The biggest area where Tech can make a breakthrough as a team is in their three-point shooting. The lack of multiple long-range threats has been something that has limited their offensive upside for years now. Freshman Michael Devoe led the team in this department at 39.3% which is excellent and figures to only improve with age, but he needs one or two more consistent options on the floor alongside him at all times. Fortunately for Tech, I think there are multiple candidates to fill that role. There’s the aforementioned Usher and another transfer that joins him in Bubba Parham, who shot 39.7% from behind the arc at VMI. There are also some options from within including Kristian Sjolund, who was billed as a 3 pt specialist when he arrived at Tech last season.
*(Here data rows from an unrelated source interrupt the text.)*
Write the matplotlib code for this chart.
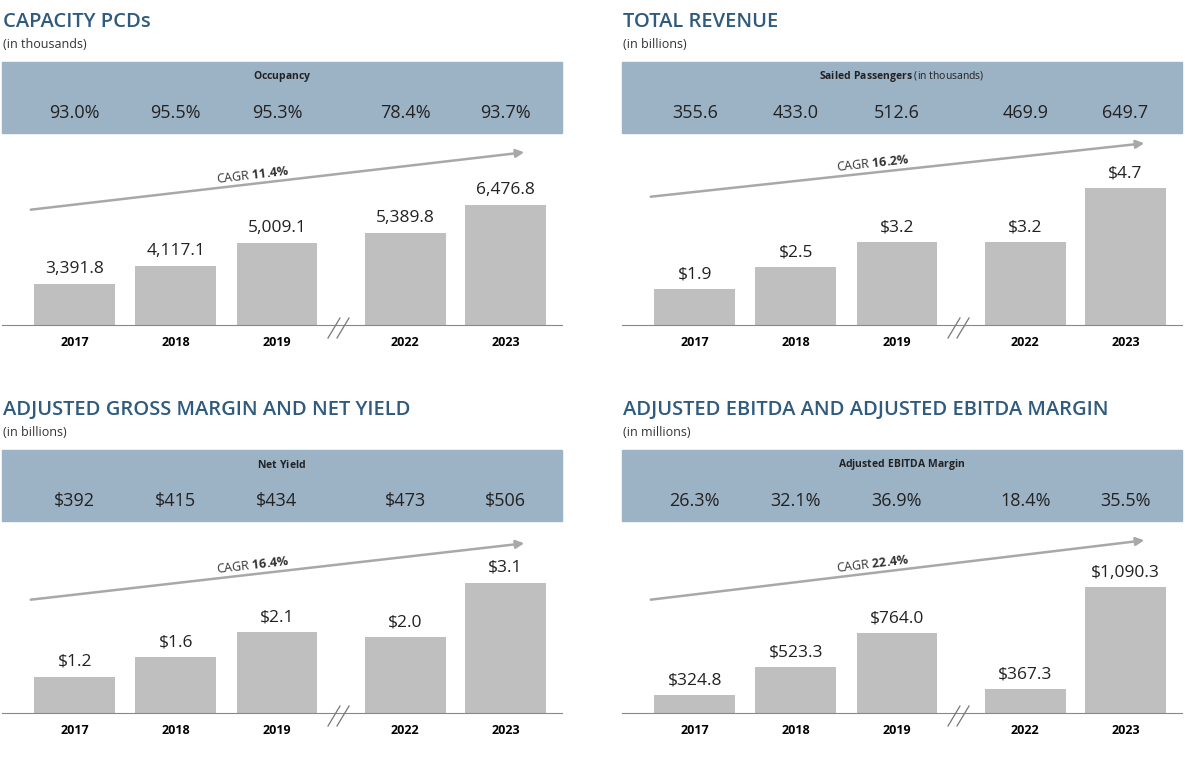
import math

import matplotlib.pyplot as plt
import matplotlib.patches as patches
from matplotlib.lines import Line2D

plt.rcParams['font.family'] = ['Open Sans', 'DejaVu Sans']
plt.rcParams['mathtext.fontset'] = 'custom'
plt.rcParams['mathtext.bf'] = 'Open Sans:bold'
plt.rcParams['mathtext.rm'] = 'Open Sans'

W, H = 1185, 766

years = ['2017', '2018', '2019', '2022', '2023']

pcd_values = [3391.8, 4117.1, 5009.1, 5389.8, 6476.8]
pcd_labels = ['3,391.8', '4,117.1', '5,009.1', '5,389.8', '6,476.8']
occupancy = ['93.0%', '95.5%', '95.3%', '78.4%', '93.7%']

revenue_values = [1.9, 2.5, 3.2, 3.2, 4.7]
revenue_labels = ['$1.9', '$2.5', '$3.2', '$3.2', '$4.7']
passengers = ['355.6', '433.0', '512.6', '469.9', '649.7']

margin_values = [1.2, 1.6, 2.1, 2.0, 3.1]
margin_labels = ['$1.2', '$1.6', '$2.1', '$2.0', '$3.1']
net_yield = ['$392', '$415', '$434', '$473', '$506']

ebitda_values = [324.8, 523.3, 764.0, 367.3, 1090.3]
ebitda_labels = ['$324.8', '$523.3', '$764.0', '$367.3', '$1,090.3']
ebitda_margin = ['26.3%', '32.1%', '36.9%', '18.4%', '35.5%']

BLUE = '#2f5b7e'
BAND = '#9cb2c5'
BAR = '#bfbfbf'
ARROW = '#a8a8a8'

xpos = [0, 1, 2, 3.27, 4.26]


def fx(x):
    return x / W


def fy(y):
    return 1 - y / H


fig = plt.figure(figsize=(W / 100, H / 100), dpi=100)


def panel(ox, oy, title, unit, band_label, band_values, values, labels,
          ybottom, slope, cagr, arrow_y0, arrow_y1):
    # title + unit
    fig.text(fx(ox + 3), fy(oy + 22), title, color=BLUE, fontsize=14.5,
             fontweight='semibold', va='center', ha='left')
    fig.text(fx(ox + 3), fy(oy + 45), unit, color='#333333', fontsize=9,
             va='center', ha='left')
    # header band
    fig.patches.append(patches.Rectangle((fx(ox + 2), fy(oy + 133)), 560 / W, 71 / H,
                                         transform=fig.transFigure, color=BAND, zorder=0))
    fig.text(fx(ox + 282), fy(oy + 77), band_label, fontsize=7.5, color='#222222',
             ha='center', va='center')

    # bar axes: baseline at oy+325, top at oy+140
    top_px, base_px = oy + 140, oy + 325
    ax = fig.add_axes([fx(ox + 2), fy(base_px), 560 / W, (base_px - top_px) / H])
    ax.bar(xpos, values, width=0.8, color=BAR, bottom=0)
    ax.set_xlim(-0.72, 4.82)
    ax.set_ylim(ybottom, ybottom + (base_px - top_px) / slope)
    for x, v, lab in zip(xpos, values, labels):
        ax.annotate(lab, (x, v), xytext=(0, 5), textcoords='offset points',
                    ha='center', va='bottom', fontsize=12.5, color='#222222')
    for s in ['top', 'right', 'left']:
        ax.spines[s].set_visible(False)
    ax.spines['bottom'].set_color('#888888')
    ax.set_yticks([])
    ax.set_xticks(xpos)
    ax.set_xticklabels(years, fontsize=9, fontweight='bold')
    ax.tick_params(axis='x', length=0, pad=8)
    ax.patch.set_alpha(0)

    for x, v in zip(xpos, band_values):
        fig.text(fx(ox + 2) + (x + 0.72) / 5.54 * 560 / W, fy(oy + 113), v,
                 fontsize=13, color='#222222', ha='center', va='center')

    # axis break marks
    for dx in (0, 9):
        fig.lines.append(Line2D([fx(ox + 328 + dx), fx(ox + 340 + dx)],
                                [fy(oy + 338), fy(oy + 318)],
                                transform=fig.transFigure, color='#777777', lw=0.9))

    # CAGR arrow
    x0, x1 = ox + 28, ox + 527
    fig.patches.append(patches.FancyArrowPatch((fx(x0), fy(oy + arrow_y0)), (fx(x1), fy(oy + arrow_y1)),
                                               transform=fig.transFigure, arrowstyle='-|>',
                                               mutation_scale=12, color=ARROW, lw=1.8))
    xm = (x0 + x1) / 2
    ym = (arrow_y0 + arrow_y1) / 2
    ang = math.degrees(math.atan2(arrow_y0 - arrow_y1, (x1 - x0) * 1.0))
    lab_x = xm - 25
    lab_y = arrow_y0 + (arrow_y1 - arrow_y0) * (lab_x - x0) / (x1 - x0) - 9
    fig.text(fx(lab_x), fy(oy + lab_y), r'CAGR $\bf{' + cagr + r'\%}$', fontsize=9,
             rotation=ang, rotation_mode='anchor', ha='center', va='center', color='#333333')


panel(0, 0, 'CAPACITY PCDs', '(in thousands)', r'$\bf{Occupancy}$', occupancy,
      pcd_values, pcd_labels, 1800, 0.0256, '11.4', 210, 152)
panel(620, 0, 'TOTAL REVENUE', '(in billions)', r'$\bf{Sailed\ Passengers}$ (in thousands)',
      passengers, revenue_values, revenue_labels, 0.9, 36.0, '16.2', 197, 143)
panel(0, 388, 'ADJUSTED GROSS MARGIN AND NET YIELD', '(in billions)', r'$\bf{Net\ Yield}$',
      net_yield, margin_values, margin_labels, 0.47, 49.5, '16.4', 212, 155)
panel(620, 388, 'ADJUSTED EBITDA AND ADJUSTED EBITDA MARGIN', '(in millions)',
      r'$\bf{Adjusted\ EBITDA\ Margin}$', ebitda_margin, ebitda_values, ebitda_labels,
      200, 0.141, '22.4', 212, 152)

fig.savefig('out.png', dpi=100)
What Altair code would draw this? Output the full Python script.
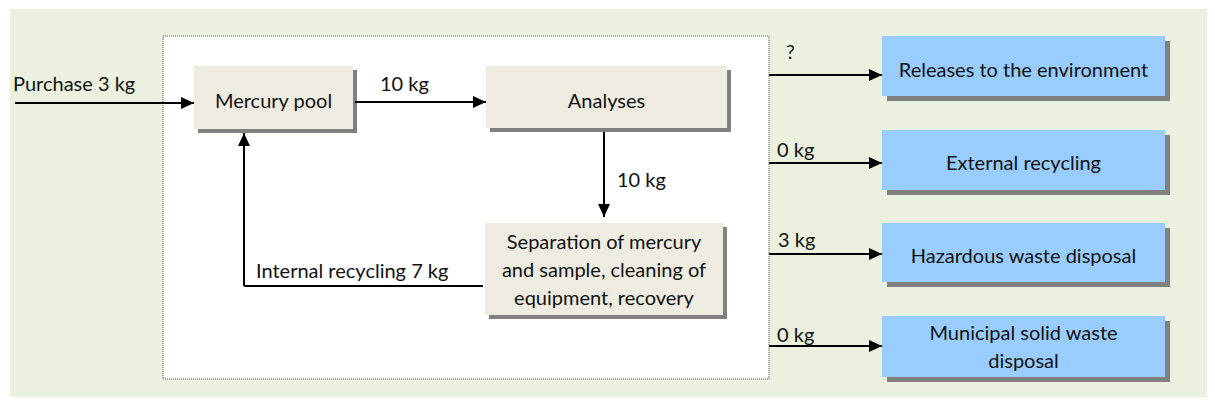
import altair as alt
import pandas as pd

W, H = 1199, 389
X0, Y0 = 8, 8
XS = alt.Scale(domain=[X0, X0 + W], nice=False, zero=False)
YS = alt.Scale(domain=[Y0, Y0 + H], nice=False, zero=False, reverse=True)

# ---- process boxes ----
box_labels = ["Mercury pool", "Analyses",
              "Separation of mercury\nand sample, cleaning of\nequipment, recovery",
              "Releases to the environment", "External recycling",
              "Hazardous waste disposal", "Municipal solid waste\ndisposal"]
box_x1 = [194, 486, 485, 882, 882, 882, 882]
box_x2 = [353, 727, 723, 1165, 1165, 1165, 1165]
box_y1 = [66, 66, 223, 36, 130, 223, 316]
box_y2 = [129, 128, 315, 96, 190, 282, 377]
box_fill = ["#EEECE1", "#EEECE1", "#EEECE1", "#99CCFF", "#99CCFF", "#99CCFF", "#99CCFF"]
box_shadow = [4, 4, 4, 5, 5, 5, 5]
box_text_y = [108, 108, 249, 77, 170, 263, 340]

# ---- flow arrows (start -> tip) ----
flow_x1 = [15, 355, 604, 483, 769, 769, 769, 769]
flow_y1 = [103, 102, 132, 286, 75, 163, 254, 346]
flow_x2 = [194, 486, 604, 244, 882, 882, 882, 882]
flow_y2 = [103, 102, 217, 286, 75, 163, 254, 346]
flow_head = [True, True, True, False, True, True, True, True]
# extra segment of internal recycling going up to the mercury pool
rec_x1, rec_y1, rec_x2, rec_y2 = [244], [286], [244], [133]

flow_labels = ["Purchase 3 kg", "10 kg", "10 kg", "Internal recycling 7 kg",
               "?", "0 kg", "3 kg", "0 kg"]
flow_label_x = [13, 380, 617, 256, 786, 777, 778, 777]
flow_label_y = [91, 91, 187, 278, 59, 157, 247, 342]

FONT = "Lato"
FS = 20

bg = pd.DataFrame({"x": [10], "x2": [X0 + W], "y": [9], "y2": [Y0 + H]})
frame = pd.DataFrame({"x": [163], "x2": [769], "y": [36], "y2": [379]})

boxes = pd.DataFrame({"label": box_labels, "x": box_x1, "x2": box_x2,
                      "y": box_y1, "y2": box_y2, "fill": box_fill,
                      "off": box_shadow, "ty": box_text_y})
boxes["sx"] = boxes["x"] + boxes["off"]
boxes["sx2"] = boxes["x2"] + boxes["off"]
boxes["sy"] = boxes["y"] + boxes["off"]
boxes["sy2"] = boxes["y2"] + boxes["off"]
boxes["tx"] = (boxes["x"] + boxes["x2"]) / 2

segs = pd.DataFrame({"x": flow_x1 + rec_x1, "y": flow_y1 + rec_y1,
                     "x2": flow_x2 + rec_x2, "y2": flow_y2 + rec_y2})

heads = []
for x1, y1, x2, y2, h in zip(flow_x1 + rec_x1, flow_y1 + rec_y1,
                             flow_x2 + rec_x2, flow_y2 + rec_y2,
                             flow_head + [True]):
    if not h:
        continue
    if y1 == y2:
        ang = 0 if x2 > x1 else 180
    else:
        ang = 90 if y2 > y1 else 270
    heads.append({"x": x2, "y": y2, "angle": ang})
heads = pd.DataFrame(heads)

labels = pd.DataFrame({"label": flow_labels, "x": flow_label_x, "y": flow_label_y})

X = lambda f="x": alt.X(f"{f}:Q", scale=XS, axis=None)
Y = lambda f="y": alt.Y(f"{f}:Q", scale=YS, axis=None)

bg_layer = alt.Chart(bg).mark_rect(color="#EBF1DE").encode(
    x=X(), x2="x2:Q", y=Y(), y2="y2:Q")

frame_layer = alt.Chart(frame).mark_rect(
    fill="#FFFFFF", stroke="#555555", strokeWidth=1, strokeDash=[1, 1]).encode(
    x=X(), x2="x2:Q", y=Y(), y2="y2:Q")

shadow_layer = alt.Chart(boxes).mark_rect(color="#808080").encode(
    x=X("sx"), x2="sx2:Q", y=Y("sy"), y2="sy2:Q")

box_layer = alt.Chart(boxes).mark_rect().encode(
    x=X(), x2="x2:Q", y=Y(), y2="y2:Q",
    fill=alt.Fill("fill:N", scale=None))

seg_layer = alt.Chart(segs).mark_rule(color="#000000", strokeWidth=2).encode(
    x=X(), x2="x2:Q", y=Y(), y2="y2:Q")

head_layer = alt.Chart(heads).mark_point(
    shape="M-1,-0.46L0,0L-1,0.46Z", filled=True, color="#000000",
    opacity=1, size=676, strokeWidth=0).encode(
    x=X(), y=Y(), angle=alt.Angle("angle:Q", scale=None))

box_text = alt.Chart(boxes).mark_text(
    font=FONT, fontSize=FS, color="#111111", align="center",
    baseline="alphabetic", lineBreak="\n", lineHeight=28).encode(
    x=X("tx"), y=Y("ty"), text="label:N")

flow_text = alt.Chart(labels).mark_text(
    font=FONT, fontSize=FS, color="#111111", align="left",
    baseline="alphabetic").encode(
    x=X(), y=Y(), text="label:N")

chart = alt.layer(bg_layer, frame_layer, shadow_layer, box_layer,
                  seg_layer, head_layer, box_text, flow_text).properties(
    width=W, height=H, padding=0, autosize=alt.AutoSizeParams(type="none"),
    background="#FFFFFF"
).configure_view(stroke=None)

chart.save("out.html", embed_options={"renderer": "svg", "actions": False})
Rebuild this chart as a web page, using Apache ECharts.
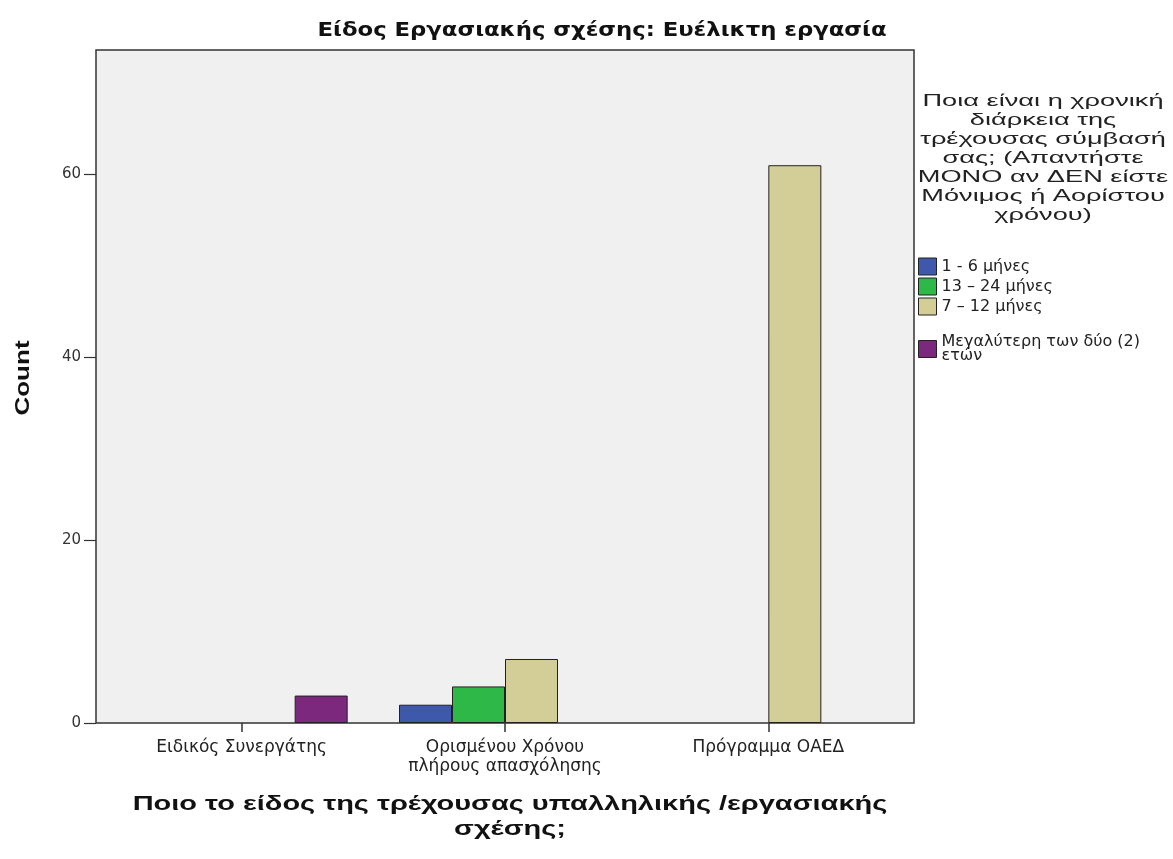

Sjolund didn’t always get consistent playing time in his first season and occasionally looked like a freshman but also developed a hot hand at times and the ability to hit difficult, contested three-point shots. Overall, the three-pointer is a weapon the Jackets need to better exploit this season if they want to make a jump offensively. Besides the obvious of being worth three points, it can also bring huge energy to a game and can create space for Wright and Banks to work down low.
This is a critical year for coach Pastner. Even with a talented roster there are many questions that still need to be answered. But one thing is for sure, if this group of Yellow Jackets want to be playing in March, it must get better at putting the ball in the basket.